One place that I generally can’t help you against your landlord is if you are having problems with your roommates. If your roommate turns out to be a real jerk, and you can’t live with him anymore, that’s not your landlord’s fault, and the law is not going to punish the landlord because you made a bad choice with to live. Your landlord has no responsibility to see that your roommate cleans up his messes or stops playing his radio too loud at night. You are going to have to find a way to deal with that one by yourself.

If your roommate runs out on the lease, you will have a cause of action against your roommate or his co-signer. But the landlord will have a cause of action against you for your roommate’s end of the rent if you signed a rental agreement containing a joint and several liability clause (see the section on interpretation of rental agreements). These clauses make each tenant responsible for the acts and omissions of the other tenants. The landlord is hoping that one of your roommates or his co-signer is an extremely wealthy person. The landlord will then collect all of the money owed from this one, and leave that extremely wealthy person with
nothing more than a cause of action against the other tenants.

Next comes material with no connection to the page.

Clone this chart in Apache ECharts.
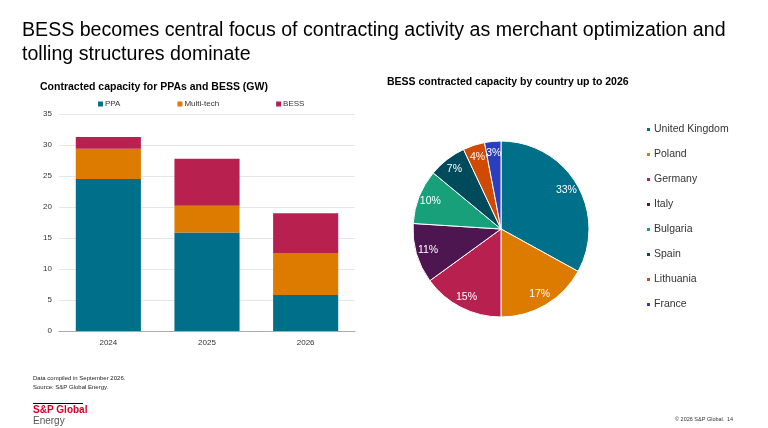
<!DOCTYPE html>
<html>
<head>
<meta charset="utf-8">
<script src="https://cdn.jsdelivr.net/npm/echarts@6/dist/echarts.min.js"></script>
<style>
  html, body { margin: 0; padding: 0; background: #fff; }
  #main { width: 768px; height: 428px; }
</style>
</head>
<body>
<div id="main"></div>
<script>
// data
var years = ['2024', '2025', '2026'];
var ppa = [24.5, 15.9, 5.8];
var multiTech = [4.9, 4.3, 6.8];
var bess = [1.9, 7.6, 6.4];

var countries = ['United Kingdom', 'Poland', 'Germany', 'Italy', 'Bulgaria', 'Spain', 'Lithuania', 'France'];
var countryShare = [33, 17, 15, 11, 10, 7, 4, 3];
var countryColors = ['#006f89', '#dd7b00', '#b82050', '#4e1650', '#17a07a', '#004b5b', '#d04a02', '#2a3fc0'];

var font = 'Liberation Sans, Arial, sans-serif';

var myChart = echarts.init(document.getElementById('main'));

var pieData = [], pieLabels = [];
for (var i = 0; i < countries.length; i++) {
	pieData.push({ name: countries[i], value: countryShare[i], itemStyle: { color: countryColors[i] } });
	pieLabels.push({ name: countries[i], value: countryShare[i] });
}

var option = {
	animation: false,
	textStyle: { fontFamily: font },
	graphic: [
		{ type: 'text', left: 22, top: 19, style: { text: 'BESS becomes central focus of contracting activity as merchant optimization and\ntolling structures dominate', fontSize: 19.6, lineHeight: 24, fill: '#000', fontFamily: font } },
		{ type: 'text', left: 40, top: 82, style: { text: 'Contracted capacity for PPAs and BESS (GW)', fontSize: 10.5, fontWeight: 'bold', fill: '#000', fontFamily: font } },
		{ type: 'text', left: 387, top: 77, style: { text: 'BESS contracted capacity by country up to 2026', fontSize: 10.5, fontWeight: 'bold', fill: '#000', fontFamily: font } },
		{ type: 'text', left: 33, top: 374, style: { text: 'Data compiled in September 2026.\nSource: S&P Global Energy.', fontSize: 6, lineHeight: 9, fill: '#222', fontFamily: font } },
		{ type: 'rect', shape: { x: 33, y: 403, width: 50, height: 1 }, style: { fill: '#000' } },
		{ type: 'text', left: 33, top: 405, style: { text: 'S&P Global', fontSize: 10, fontWeight: 'bold', fill: '#d6002a', fontFamily: font } },
		{ type: 'text', left: 33, top: 416, style: { text: 'Energy', fontSize: 10, fill: '#555', fontFamily: font } },
		{ type: 'text', left: 675, top: 416, style: { text: '© 2026 S&P Global.', fontSize: 5.5, fill: '#333', fontFamily: font } },
		{ type: 'text', left: 727, top: 416, style: { text: '14', fontSize: 5.5, fill: '#333', fontFamily: font } }
	],
	legend: [
		{
			data: ['PPA', 'Multi-tech', 'BESS'],
			left: 93, top: 95, itemGap: 57,
			itemWidth: 5, itemHeight: 5, icon: 'rect',
			textStyle: { fontSize: 8, color: '#333', padding: [0, 0, 0, -3] }
		},
		{
			data: countries,
			orient: 'vertical', left: 640, top: 119, itemGap: 14,
			itemWidth: 5, itemHeight: 5, icon: 'rect',
			textStyle: { fontSize: 10.5, color: '#333', padding: [0, 0, 0, -2] }
		}
	],
	grid: { left: 59, top: 114, width: 296, height: 217, containLabel: false },
	xAxis: {
		type: 'category', data: years,
		axisLine: { lineStyle: { color: '#aaa' } },
		axisTick: { show: false },
		axisLabel: { fontSize: 8, color: '#333', margin: 8 }
	},
	yAxis: {
		type: 'value', min: 0, max: 35, interval: 5,
		axisLine: { show: false }, axisTick: { show: false },
		axisLabel: { fontSize: 8, color: '#333', margin: 7 },
		splitLine: { lineStyle: { color: '#e6e6e6' } }
	},
	series: [
		{ name: 'PPA', type: 'bar', stack: 'a', data: ppa, barWidth: '66%', itemStyle: { color: '#006f89' } },
		{ name: 'Multi-tech', type: 'bar', stack: 'a', data: multiTech, itemStyle: { color: '#dd7b00' } },
		{ name: 'BESS', type: 'bar', stack: 'a', data: bess, itemStyle: { color: '#b82050' } },
		{
			name: 'Country', type: 'pie', center: [501, 229], radius: 88,
			startAngle: 90, clockwise: true,
			data: pieData,
			itemStyle: { borderColor: '#fff', borderWidth: 1 },
			label: { show: false },
			labelLine: { show: false }
		},
		{
			// transparent ring only used to place the percentage labels further out
			name: 'CountryLabels', type: 'pie', center: [501, 229], radius: [58, 88],
			startAngle: 90, clockwise: true, silent: true,
			data: pieLabels,
			itemStyle: { color: 'rgba(0,0,0,0)' },
			label: { position: 'inside', formatter: '{c}%', color: '#fff', fontSize: 10.5 },
			labelLine: { show: false },
			emphasis: { disabled: true }
		}
	]
};
myChart.setOption(option);
</script>
</body>
</html>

The good news is that you will probably win your case against your roommate and the co-signer. But the bad news is that you may not be able to recover any money. There is an old saying among lawyers: “Winning a judgment is easy. Collecting on it is hard.” If your roommate is penniless, you can’t get blood out of a stone. It has been my experience that people with a lot of money don’t do really stupid things that subject them to liability wherein they might lose their money. People without any money are generally free to act the fool, wreaking havoc upon anyone they please, so long as they do not run afoul of the criminal law. Even if they do run afoul of the criminal law, you cannot threaten criminal prosecution to obtain an advantage in a civil dispute,
and your attorney can be disbarred for trying.

A lot of tenants will try to use the remedies mentioned in this book as camouflage for the fact that they are really just not getting along with their roommate. My advice to you is not to try it. Judges have an uncanny way of seeing through all of that stuff. Though you may technically have a right to get out of your lease, if the Judge senses that you have an ulterior motive, he will bend over backwards to find against you.